• [Written task] Return all of the data exactly, with nothing left out but the pictures.

============================================================

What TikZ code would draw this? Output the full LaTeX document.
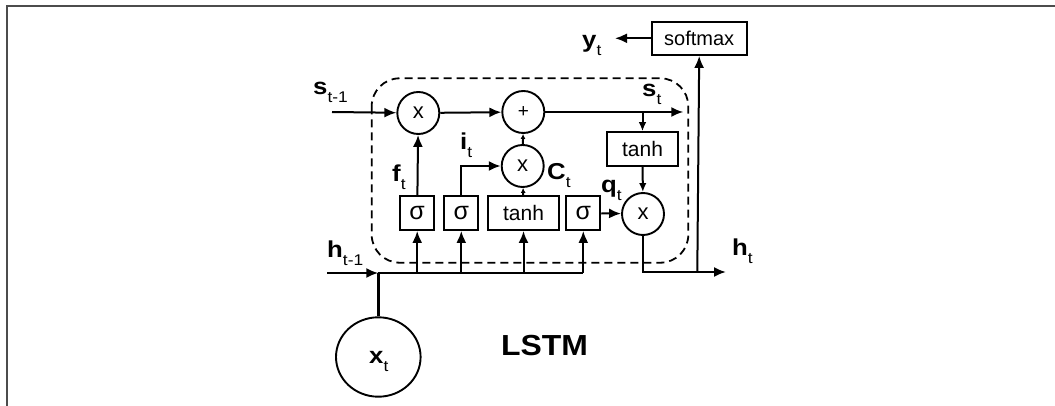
\documentclass[tikz,border=0pt]{standalone}
\usepackage{fontspec}
\setmainfont{Liberation Sans}
\usetikzlibrary{arrows.meta,shapes.geometric}
\newcommand{\lbl}[2]{\scalebox{1.12}[1]{{\fontsize{23}{23}\selectfont\bfseries #1}\raisebox{-8pt}{\fontsize{15.5}{15.5}\selectfont #2}}}
\begin{document}
\begin{tikzpicture}[x=1pt,y=-1pt,
  ln/.style={line width=2pt},
  big/.style={-{Latex[length=12pt,width=10pt]}},
  med/.style={-{Latex[length=9pt,width=7.5pt]}},
  sm/.style={-{Latex[length=5pt,width=5pt]}},
  op/.style={circle,draw,line width=1.9pt,minimum size=42pt,inner sep=0pt,font=\fontsize{22}{22}\selectfont},
  gate/.style={rectangle,draw,line width=1.9pt,minimum width=34pt,minimum height=34pt,inner sep=0pt,font=\fontsize{25}{25}\selectfont},
  tbox/.style={gate,minimum width=71.6pt,font=\fontsize{21}{21}\selectfont},
  lab/.style={anchor=base west,inner sep=0pt}]
\useasboundingbox (0,0) rectangle (1055,406);
\draw[line width=2pt,color=black!70] (6.5,406) -- (6.5,6.5) -- (1055,6.5);
% dashed cell
\draw[line width=1.8pt,dash pattern=on 8pt off 5pt,rounded corners=28pt] (371.7,78.3) rectangle (688.3,262.7);
% operation nodes
\node[op] (fx) at (418.3,113) {x};
\node[op] (plus) at (523.3,112) {\fontsize{19}{19}\selectfont +};
\node[op] (ix) at (522.7,166) {x};
\node[op] (ox) at (643,214) {x};
\node[gate] (sf) at (417.2,213) {σ};
\node[gate] (si) at (461.3,213) {σ};
\node[tbox] (tc) at (523.5,213) {tanh};
\node[gate] (so) at (583.3,213) {σ};
\node[tbox] (ts) at (642.5,149.2) {tanh};
\node[rectangle,draw,line width=1.9pt,minimum width=95pt,minimum height=33.3pt,inner sep=0pt,font=\fontsize{20}{20}\selectfont] (soft) at (699.2,38.3) {softmax};
\node[ellipse,draw,line width=1.9pt,minimum width=84.6pt,minimum height=79.4pt,inner sep=0pt] (xt) at (378.3,357) {};
% coordinates
\coordinate (sin) at (332,112);
\coordinate (sout) at (683.3,112);
\coordinate (hin) at (327,273);
\coordinate (J) at (378.3,273);
\coordinate (busend) at (583.3,273);
\coordinate (hout) at (726,272);
\coordinate (hs) at (697.3,272);
\coordinate (yend) at (615,38.3);
% cell state line
\draw[ln,big] (sin) -- (fx);
\draw[ln,big] (fx) -- (plus);
\draw[ln,big] (plus) -- (sout);
\draw[ln,sm] (ix) -- (plus);
\draw[ln,sm] (tc) -- (ix);
\draw[ln,big] (sf) -- (fx);
\draw[ln,big] (si.north) |- (ix.west);
\draw[ln,big] (so) -- (ox);
\draw[ln,med] (ts.north |- sout) -- (ts.north);
\draw[ln,med] (ts) -- (ox);
\draw[ln,big] (ox.south) |- (hout);
\draw[ln,big] (hs) -- (soft.south);
\draw[ln,big] (soft.west) -- (yend);
% input bus
\draw[ln,big] (hin) -- (J);
\draw[line width=2.8pt] (J) -- (busend);
\draw[line width=2.8pt] (xt.north) -- (J);
\foreach \g in {sf,si,tc,so}{\draw[ln,big] (\g.south |- J) -- (\g.south);}
% labels
\node[lab] (ls) at (313,95) {\lbl{s}{t-1}};
\node[lab] (lh) at (327,258) {\lbl{h}{t-1}};
\node[lab] (lf) at (392,182) {\lbl{f}{t}};
\node[lab] (li) at (460,150) {\lbl{i}{t}};
\node[lab] (lc) at (547,180) {\lbl{C}{t}};
\node[lab] (lq) at (601,193) {\lbl{q}{t}};
\node[lab] (lst) at (642,97) {\lbl{s}{t}};
\node[lab] (ly) at (582,48) {\lbl{y}{t}};
\node[lab] (lht) at (732,255) {\lbl{h}{t}};
\node[lab] (lx) at (369,363) {\lbl{x}{t}};
\node[lab] (lstm) at (501,355) {\scalebox{1.1}[1]{\fontsize{29}{29}\selectfont\bfseries LSTM}};
\end{tikzpicture}
\end{document}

============================================================

• [Written reply]
What TikZ code would draw this? Output the full LaTeX document.
\documentclass[tikz,border=0pt]{standalone}
\usepackage{fontspec}
\setmainfont{Liberation Sans}
\usetikzlibrary{arrows.meta,shapes.geometric}
\newcommand{\lbl}[2]{\scalebox{1.12}[1]{{\fontsize{23}{23}\selectfont\bfseries #1}\raisebox{-8pt}{\fontsize{15.5}{15.5}\selectfont #2}}}
\begin{document}
\begin{tikzpicture}[x=1pt,y=-1pt,
  ln/.style={line width=2pt},
  big/.style={-{Latex[length=12pt,width=10pt]}},
  med/.style={-{Latex[length=9pt,width=7.5pt]}},
  sm/.style={-{Latex[length=5pt,width=5pt]}},
  op/.style={circle,draw,line width=1.9pt,minimum size=42pt,inner sep=0pt,font=\fontsize{22}{22}\selectfont},
  gate/.style={rectangle,draw,line width=1.9pt,minimum width=34pt,minimum height=34pt,inner sep=0pt,font=\fontsize{25}{25}\selectfont},
  tbox/.style={gate,minimum width=71.6pt,font=\fontsize{21}{21}\selectfont},
  lab/.style={anchor=base west,inner sep=0pt}]
\useasboundingbox (0,0) rectangle (1055,406);
\draw[line width=2pt,color=black!70] (6.5,406) -- (6.5,6.5) -- (1055,6.5);
% dashed cell
\draw[line width=1.8pt,dash pattern=on 8pt off 5pt,rounded corners=28pt] (371.7,78.3) rectangle (688.3,262.7);
% operation nodes
\node[op] (fx) at (418.3,113) {x};
\node[op] (plus) at (523.3,112) {\fontsize{19}{19}\selectfont +};
\node[op] (ix) at (522.7,166) {x};
\node[op] (ox) at (643,214) {x};
\node[gate] (sf) at (417.2,213) {σ};
\node[gate] (si) at (461.3,213) {σ};
\node[tbox] (tc) at (523.5,213) {tanh};
\node[gate] (so) at (583.3,213) {σ};
\node[tbox] (ts) at (642.5,149.2) {tanh};
\node[rectangle,draw,line width=1.9pt,minimum width=95pt,minimum height=33.3pt,inner sep=0pt,font=\fontsize{20}{20}\selectfont] (soft) at (699.2,38.3) {softmax};
\node[ellipse,draw,line width=1.9pt,minimum width=84.6pt,minimum height=79.4pt,inner sep=0pt] (xt) at (378.3,357) {};
% coordinates
\coordinate (sin) at (332,112);
\coordinate (sout) at (683.3,112);
\coordinate (hin) at (327,273);
\coordinate (J) at (378.3,273);
\coordinate (busend) at (583.3,273);
\coordinate (hout) at (726,272);
\coordinate (hs) at (697.3,272);
\coordinate (yend) at (615,38.3);
% cell state line
\draw[ln,big] (sin) -- (fx);
\draw[ln,big] (fx) -- (plus);
\draw[ln,big] (plus) -- (sout);
\draw[ln,sm] (ix) -- (plus);
\draw[ln,sm] (tc) -- (ix);
\draw[ln,big] (sf) -- (fx);
\draw[ln,big] (si.north) |- (ix.west);
\draw[ln,big] (so) -- (ox);
\draw[ln,med] (ts.north |- sout) -- (ts.north);
\draw[ln,med] (ts) -- (ox);
\draw[ln,big] (ox.south) |- (hout);
\draw[ln,big] (hs) -- (soft.south);
\draw[ln,big] (soft.west) -- (yend);
% input bus
\draw[ln,big] (hin) -- (J);
\draw[line width=2.8pt] (J) -- (busend);
\draw[line width=2.8pt] (xt.north) -- (J);
\foreach \g in {sf,si,tc,so}{\draw[ln,big] (\g.south |- J) -- (\g.south);}
% labels
\node[lab] (ls) at (313,95) {\lbl{s}{t-1}};
\node[lab] (lh) at (327,258) {\lbl{h}{t-1}};
\node[lab] (lf) at (392,182) {\lbl{f}{t}};
\node[lab] (li) at (460,150) {\lbl{i}{t}};
\node[lab] (lc) at (547,180) {\lbl{C}{t}};
\node[lab] (lq) at (601,193) {\lbl{q}{t}};
\node[lab] (lst) at (642,97) {\lbl{s}{t}};
\node[lab] (ly) at (582,48) {\lbl{y}{t}};
\node[lab] (lht) at (732,255) {\lbl{h}{t}};
\node[lab] (lx) at (369,363) {\lbl{x}{t}};
\node[lab] (lstm) at (501,355) {\scalebox{1.1}[1]{\fontsize{29}{29}\selectfont\bfseries LSTM}};
\end{tikzpicture}
\end{document}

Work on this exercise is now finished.